For Such a Time as This: Stewarding our Relationship with Our Self
In this blog series I am announcing the upcoming launch of the Steward Manifesto. Four writing teams comprised of twenty people have been working for over a year creating a document that we pray will be “a call to our brothers and sisters to reclaim our calling to be stewards of our identity, an identity that is being attacked, confused, and distorted.”
My prayer is that you will engage with this document as we prepare to finalize it on September 9th as part of our annual Steward Summit. You are also warmly invited to attend the Summit and be present for this historic moment (Register Here).
We opened the document by laying the theological foundation based on our four created relationships: with God, with self, with others, and with creation. The second main section of the Steward Manifesto focuses on stewarding our relationship with our self – our identity and our self-worth. The section opens with these words.
We were created to be faithful stewards, including our relationship with our self. We do not own this relationship but steward it on behalf of the one who created us for it. As living beings created by God, we declare the uniqueness, value and worth of every man and woman as an image bearer of their Creator. Because we are made in the image of God, we are objects of His love and stewards of the life He gives us. We are defined as humans by our identity in God as His stewards. When we embrace our identity as God’s stewards, it touches every aspect of our lives, especially our understanding of who we are. When we believe we own and control our identity we allow false narratives to shape who we are. We live in bondage and as a result we buy into the lie that lures us into a two-kingdom life and try to serve two masters.
We follow this introduction by naming the lies that tempt us to approach our relationship with our self from an ownership perspective. The lies include finding our identity and purpose in any other place than in an intimate relationship with God, the lie that we control and determine our own identity and the lie that our life belongs to us and not to God, including our identity. These are powerful statements of truth in our current self-defining culture.

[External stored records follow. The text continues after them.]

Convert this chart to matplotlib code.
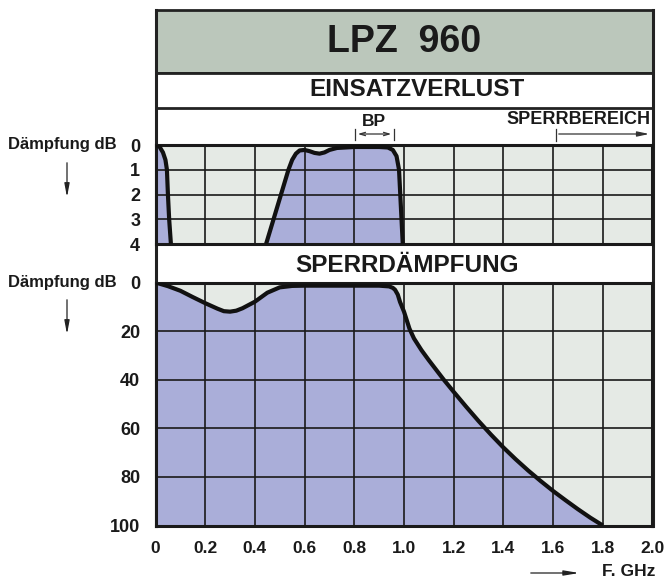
import numpy as np
import matplotlib
matplotlib.use("Agg")
import matplotlib.pyplot as plt
from matplotlib.patches import Rectangle

plt.rcParams['font.family'] = ['Liberation Sans', 'DejaVu Sans']
plt.rcParams['font.weight'] = 'bold'

# insertion loss (dB) - low pass skirt and band pass
lp_f = [0.0, 0.015, 0.03, 0.04, 0.046, 0.05, 0.055, 0.062]
lp_db = [0.0, 0.05, 0.3, 0.6, 1.0, 2.0, 3.0, 4.0]
bp_f = [0.445, 0.475, 0.505, 0.535, 0.55, 0.565, 0.58, 0.6, 0.62, 0.64, 0.66, 0.68,
        0.7, 0.73, 0.8, 0.9, 0.935, 0.955, 0.97, 0.98, 0.985, 0.99, 0.995]
bp_db = [4.0, 3.0, 2.0, 1.0, 0.6, 0.35, 0.22, 0.2, 0.25, 0.32, 0.35, 0.3,
         0.2, 0.12, 0.08, 0.08, 0.1, 0.2, 0.45, 1.0, 2.0, 3.0, 4.0]

# stopband attenuation (dB)
sd_f = [0.0, 0.05, 0.1, 0.15, 0.2, 0.25, 0.275, 0.3, 0.325, 0.35, 0.4, 0.45, 0.5,
        0.55, 0.6, 0.7, 0.8, 0.9, 0.94, 0.955, 0.964, 0.975, 0.984, 1.0, 1.022,
        1.04, 1.07, 1.1, 1.13, 1.16, 1.2, 1.25, 1.3, 1.35, 1.4, 1.45, 1.5, 1.55,
        1.6, 1.65, 1.7, 1.75, 1.8]
sd_db = [0.0, 1.5, 3.4, 6.0, 8.5, 10.8, 11.8, 12.0, 11.6, 10.6, 7.9, 4.2, 2.0,
         1.4, 1.3, 1.3, 1.3, 1.3, 1.6, 2.2, 3.0, 5.0, 8.0, 12.0, 19.0,
         23.0, 27.8, 32.0, 36.0, 40.0, 45.0, 51.1, 57.0, 62.6, 67.9, 72.8, 77.4, 81.7,
         85.8, 89.6, 93.3, 96.8, 100.0]

x_ticks = [0, 0.2, 0.4, 0.6, 0.8, 1.0, 1.2, 1.4, 1.6, 1.8, 2.0]
x_labels = ['0', '0.2', '0.4', '0.6', '0.8', '1.0', '1.2', '1.4', '1.6', '1.8', '2.0']
top_ticks = [0, 1, 2, 3, 4]
bot_ticks = [0, 20, 40, 60, 80, 100]

BG = '#e5eae5'
FILL = '#aaaed9'
HEAD = '#bbc7bb'
INK = '#1a1a1a'

W, H = 668, 581
fig = plt.figure(figsize=(W / 100, H / 100), dpi=100)

# overlay in pixel coordinates for the frame and the labels
ov = fig.add_axes([0, 0, 1, 1])
ov.set_xlim(0, W)
ov.set_ylim(H, 0)
ov.axis('off')
ov.add_patch(Rectangle((155.5, 10), 497, 63, facecolor=HEAD, edgecolor='#222222', lw=2))
ov.add_patch(Rectangle((155.5, 73), 497, 35, facecolor='white', edgecolor='#222222', lw=2))
ov.plot([155.5, 155.5], [10, 526], color='#222222', lw=2.2)
ov.plot([652.5, 652.5], [10, 526], color='#222222', lw=2.2)
ov.text(404, 42, 'LPZ  960', ha='center', va='center', fontsize=27, color=INK)
ov.text(417, 90, 'EINSATZVERLUST', ha='center', va='center', fontsize=17.5, color=INK)
ov.text(407, 266, 'SPERRDÄMPFUNG', ha='center', va='center', fontsize=17.5, color=INK)

# BP and Sperrbereich markers
ov.text(374, 121, 'BP', ha='center', va='center', fontsize=12.5, color=INK)
ov.annotate('', xy=(355, 134), xytext=(394, 134),
            arrowprops=dict(arrowstyle='<->,head_length=0.4,head_width=0.12', lw=0.9, color='#333333'))
ov.plot([355, 355], [129, 140], color='#333333', lw=0.9)
ov.plot([394, 394], [129, 140], color='#333333', lw=0.9)
ov.text(650, 120, 'SPERRBEREICH', ha='right', va='center', fontsize=13, color=INK)
ov.annotate('', xy=(652, 134), xytext=(556, 134),
            arrowprops=dict(arrowstyle='-|>,head_length=0.7,head_width=0.15', lw=0.9, color='#333333'))
ov.plot([556, 556], [129, 141], color='#333333', lw=0.9)

# axis captions
for yy in (145, 282):
    ov.text(8, yy, 'Dämpfung dB', ha='left', va='center', fontsize=12, color=INK)
    ov.annotate('', xy=(67, yy + 55), xytext=(67, yy + 15),
                arrowprops=dict(arrowstyle='-|>,head_length=0.8,head_width=0.15', lw=0.9, color='#222222'))
ov.text(655, 571, 'F. GHz', ha='right', va='center', fontsize=12.5, color=INK)
ov.annotate('', xy=(582, 573), xytext=(528, 573),
            arrowprops=dict(arrowstyle='-|>,head_length=0.9,head_width=0.15', lw=0.9, color='#222222'))


def panel(rect, ymax, ticks):
    ax = fig.add_axes(rect)
    ax.set_facecolor(BG)
    ax.set_xlim(0, 2)
    ax.set_ylim(ymax, 0)
    ax.set_xticks(x_ticks)
    ax.set_yticks(ticks)
    ax.grid(True, color=INK, lw=1.2)
    ax.set_axisbelow(False)
    ax.tick_params(length=0, labelsize=13, pad=11, colors=INK)
    for s in ax.spines.values():
        s.set_linewidth(2.2)
        s.set_color(INK)
    return ax


ax1 = panel([155.5 / W, 1 - 244 / H, 497 / W, 99 / H], 4, top_ticks)
ax1.set_xticklabels([])
ax1.fill_between(lp_f, lp_db, 4, color=FILL, lw=0, zorder=1)
ax1.fill_between(bp_f, bp_db, 4, color=FILL, lw=0, zorder=1)
ax1.plot(lp_f, lp_db, color='#111111', lw=3, solid_capstyle='butt', zorder=3)
ax1.plot(bp_f, bp_db, color='#111111', lw=3, solid_capstyle='butt', zorder=3)

ax2 = panel([155.5 / W, 1 - 525.5 / H, 497 / W, 243 / H], 100, bot_ticks)
ax2.set_xticklabels(x_labels)
ax2.tick_params(axis='x', pad=11, labelsize=12.5)
ax2.fill_between(sd_f, sd_db, 100, color=FILL, lw=0, zorder=1)
ax2.plot(sd_f, sd_db, color='#111111', lw=3, solid_capstyle='butt', zorder=3)

fig.savefig('out.png', dpi=100)
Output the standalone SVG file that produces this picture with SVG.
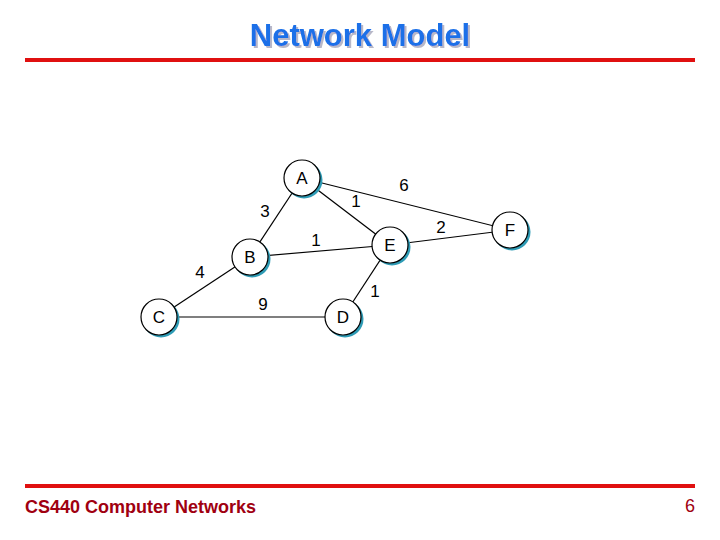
<svg xmlns="http://www.w3.org/2000/svg" width="720" height="540" viewBox="0 0 720 540">
<defs>
<filter id="tsh" x="-10%" y="-20%" width="130%" height="150%">
<feOffset in="SourceAlpha" dx="2" dy="2" result="o"/>
<feFlood flood-color="#b8b8c8"/>
<feComposite in2="o" operator="in" result="s"/>
<feMerge><feMergeNode in="s"/><feMergeNode in="SourceGraphic"/></feMerge>
</filter>
</defs>
<style>
.node circle.sh{fill:#2e9bb5}
.node circle.c{fill:#fff;stroke:#000;stroke-width:1.2}
.node text,.lbl{font-family:"Liberation Sans",Arial,sans-serif;font-size:17px;fill:#000;text-anchor:middle}
#edges line{stroke:#000;stroke-width:1.2}
</style>
<rect width="720" height="540" fill="#fff"/>
<text x="360" y="46" font-family="Liberation Sans,Arial,sans-serif" font-size="31" font-weight="bold" fill="#1a6fe8" text-anchor="middle" filter="url(#tsh)">Network Model</text>
<line x1="25" y1="60" x2="695" y2="60" stroke="#e01010" stroke-width="4"/>
<line x1="25" y1="486" x2="695" y2="486" stroke="#e01010" stroke-width="4"/>
<text x="25" y="513" font-family="Liberation Sans,Arial,sans-serif" font-size="18" font-weight="bold" fill="#a00010">CS440 Computer Networks</text>
<text x="695" y="512" font-family="Liberation Sans,Arial,sans-serif" font-size="18" fill="#a00010" text-anchor="end">6</text>
<g id="edges">
<line x1="302" y1="178" x2="510" y2="230"/>
<line x1="302" y1="178" x2="390" y2="245"/>
<line x1="302" y1="178" x2="250" y2="257"/>
<line x1="250" y1="257" x2="390" y2="245"/>
<line x1="250" y1="257" x2="159" y2="317"/>
<line x1="159" y1="317" x2="343" y2="317"/>
<line x1="343" y1="317" x2="390" y2="245"/>
<line x1="390" y1="245" x2="510" y2="230"/>
</g>
<g id="labels">
<text class="lbl" x="404" y="191">6</text>
<text class="lbl" x="356" y="207">1</text>
<text class="lbl" x="265" y="217">3</text>
<text class="lbl" x="441" y="233">2</text>
<text class="lbl" x="316" y="246">1</text>
<text class="lbl" x="200" y="278">4</text>
<text class="lbl" x="263" y="310">9</text>
<text class="lbl" x="375" y="297">1</text>
</g>
<g id="node-A" class="node"><circle class="sh" cx="304" cy="180" r="18.5"/><circle class="c" cx="302" cy="178" r="18"/><text x="302" y="184">A</text></g>
<g id="node-B" class="node"><circle class="sh" cx="252" cy="259" r="18.5"/><circle class="c" cx="250" cy="257" r="18"/><text x="250" y="263">B</text></g>
<g id="node-C" class="node"><circle class="sh" cx="161" cy="319" r="18.5"/><circle class="c" cx="159" cy="317" r="18"/><text x="159" y="323">C</text></g>
<g id="node-D" class="node"><circle class="sh" cx="345" cy="319" r="18.5"/><circle class="c" cx="343" cy="317" r="18"/><text x="343" y="323">D</text></g>
<g id="node-E" class="node"><circle class="sh" cx="392" cy="247" r="18.5"/><circle class="c" cx="390" cy="245" r="18"/><text x="390" y="251">E</text></g>
<g id="node-F" class="node"><circle class="sh" cx="512" cy="232" r="18.5"/><circle class="c" cx="510" cy="230" r="18"/><text x="510" y="236">F</text></g>
</svg>
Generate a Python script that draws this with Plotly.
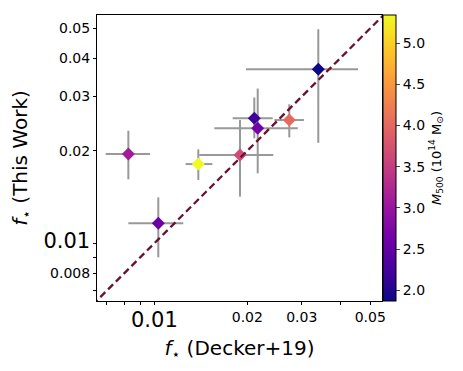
import numpy as np
import plotly.graph_objects as go

# stellar fraction, Decker+19 (x) vs this work (y), with asymmetric errors
f_decker = [0.00824, 0.01388, 0.01030, 0.01894, 0.02107, 0.02161, 0.02735, 0.03395]
f_decker_lo = [0.00696, 0.01263, 0.00824, 0.01398, 0.01793, 0.01564, 0.02446, 0.01980]
f_decker_hi = [0.00969, 0.01541, 0.01241, 0.02427, 0.02417, 0.02914, 0.03053, 0.04566]

f_this = [0.01950, 0.01810, 0.01162, 0.01937, 0.02549, 0.02365, 0.02517, 0.03680]
f_this_lo = [0.01614, 0.01606, 0.00901, 0.01419, 0.02195, 0.01689, 0.02210, 0.02122]
f_this_hi = [0.02323, 0.02021, 0.01411, 0.02517, 0.02979, 0.03186, 0.02833, 0.04965]

m500 = [3.08, 5.34, 2.56, 3.67, 2.20, 2.63, 4.02, 1.87]

x_ticks = [0.007, 0.008, 0.009, 0.01, 0.02, 0.03, 0.04, 0.05]
x_ticklabels = ["", "", "", "", "0.02", "0.03", "", "0.05"]
x_major = 0.01  # decade label, drawn larger
y_ticks = [0.007, 0.008, 0.009, 0.01, 0.02, 0.03, 0.04, 0.05]
y_ticklabels = ["", "0.008", "", "0.01", "0.02", "0.03", "0.04", "0.05"]
cbar_ticks = [2.0, 2.5, 3.0, 3.5, 4.0, 4.5, 5.0]

FONT = "DejaVu Sans"
big = lambda s: f"<span style='font-size:21px'>{s}</span>" if s == "0.01" else s

x = np.array(f_decker)
y = np.array(f_this)

fig = go.Figure()

fig.add_trace(
    go.Scatter(
        x=x,
        y=y,
        mode="markers",
        error_x=dict(
            type="data",
            symmetric=False,
            array=np.array(f_decker_hi) - x,
            arrayminus=x - np.array(f_decker_lo),
            color="#999999",
            thickness=2,
            width=0,
        ),
        error_y=dict(
            type="data",
            symmetric=False,
            array=np.array(f_this_hi) - y,
            arrayminus=y - np.array(f_this_lo),
            color="#999999",
            thickness=2,
            width=0,
        ),
        marker=dict(
            symbol="diamond",
            size=10,
            color=m500,
            colorscale="Plasma",
            cmin=min(m500),
            cmax=max(m500),
            line=dict(width=0),
            colorbar=dict(
                x=1.004,
                xanchor="left",
                xpad=0,
                ypad=0,
                y=0.5,
                len=1,
                thickness=13,
                outlinewidth=1,
                outlinecolor="black",
                tickvals=cbar_ticks,
                tickformat=".1f",
                ticks="outside",
                ticklen=4,
                tickfont=dict(size=14, family=FONT, color="black"),
                title=dict(
                    text="<i>M</i><sub>500</sub> (10<sup>14</sup> M<sub>⊙</sub>)",
                    side="right",
                    font=dict(size=13, family=FONT, color="black"),
                ),
            ),
        ),
        showlegend=False,
    )
)

# one-to-one line
fig.add_trace(
    go.Scatter(
        x=[0.005, 0.07],
        y=[0.005, 0.07],
        mode="lines",
        line=dict(color="#6b0f2e", width=2.3, dash="7px,4px"),
        showlegend=False,
        hoverinfo="skip",
    )
)

axis_common = dict(
    type="log",
    automargin=False,
    showgrid=False,
    zeroline=False,
    showline=True,
    mirror=True,
    linecolor="black",
    linewidth=1,
    ticks="outside",
    ticklen=3,
    tickcolor="black",
    tickmode="array",
    tickfont=dict(size=14, family=FONT, color="black"),
)

fig.update_xaxes(
    **axis_common,
    range=[np.log10(0.006523), np.log10(0.05458)],
    tickvals=x_ticks,
    ticktext=x_ticklabels,
    title=dict(
        text="<i>f</i><sub>⋆</sub> (Decker+19)",
        font=dict(size=20, family=FONT, color="black"),
        standoff=17,
    ),
)
fig.update_yaxes(
    **axis_common,
    range=[np.log10(0.006494), np.log10(0.05525)],
    tickvals=y_ticks,
    ticktext=[big(t) for t in y_ticklabels],
    title=dict(
        text="<i>f</i><sub>⋆</sub> (This Work)",
        font=dict(size=20, family=FONT, color="black"),
        standoff=12,
    ),
)

# big decade label on the x axis, top-aligned like the small ones
fig.add_annotation(
    x=np.log10(x_major),
    y=0,
    xref="x",
    yref="paper",
    text="0.01",
    showarrow=False,
    yanchor="top",
    yshift=-5,
    font=dict(size=21, family=FONT, color="black"),
)

# page body has an 8px default margin, so the figure is sized to fit inside it
fig.update_layout(
    width=447,
    height=355,
    margin=dict(l=89, r=73, t=7, b=62),
    plot_bgcolor="white",
    paper_bgcolor="white",
    font=dict(family=FONT, color="black"),
)

fig.write_html("out.html")
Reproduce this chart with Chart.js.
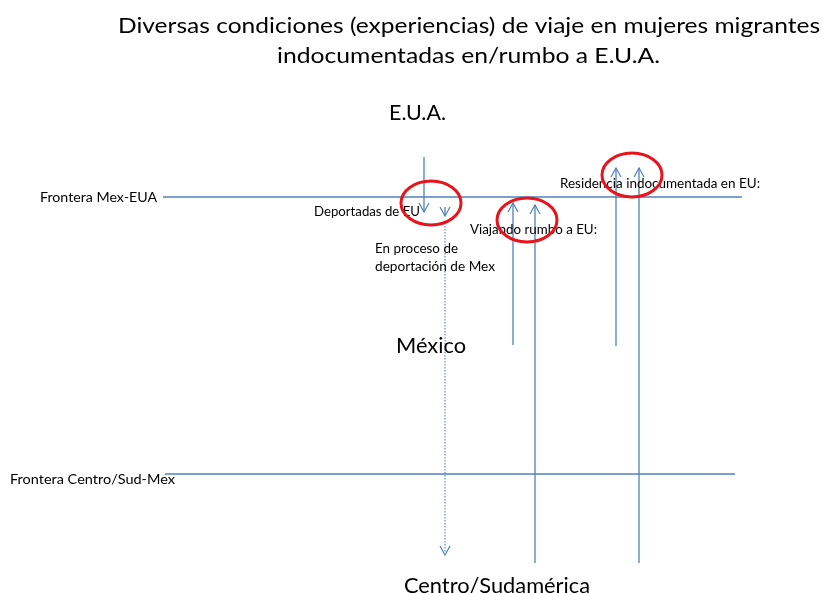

Having named the lies, we proclaim the truths in Scripture about who we are as children of God. We proclaim that our identity is a gift from God and this reality alone shapes our identity. We proclaim that such an identity in Christ calls us to the highest level of love and service, acting as champions of reconciliation and justice because all bear His image. And the truth that our identity in Christ calls us to help others live fully into their own identity as God’s precious children, joyfully stewarding all our other relationships for His glory.
We end this section by calling the body of Christ to stand firm against the lie that identity is self-defined, to be compassionate towards all people because they also are made in God’s image, to preach, teach and model the truth of God’s image in us, and to stand against popular cultural narratives about human self-image that conflict with God’s truth.
Our prayer is that God may use these statements to help God’s people find their identity in him, leading to lives of meaning, purpose, and hope.
How about you? Who or what is shaping your identity, your self-worth? If it is anything or anyone other than Jesus Christ, how will you reclaim your true identity in him today? And how might God use you to help others do the same, leading to reconciliation, restoration, and hope?
Steward your relationship with your self today and watch God work in and through you in ways that impact everything else in your life. John states it clearly, “See what kind of love the Father has given to us, that we should be called children of God; and so we are.” (1 John 3:1) And Paul reminds us, “We are therefore Christ’s ambassadors, as though God were making his appeal through us. We implore you on Christ’s behalf: Be reconciled to God” (2 Corinthians 5:20).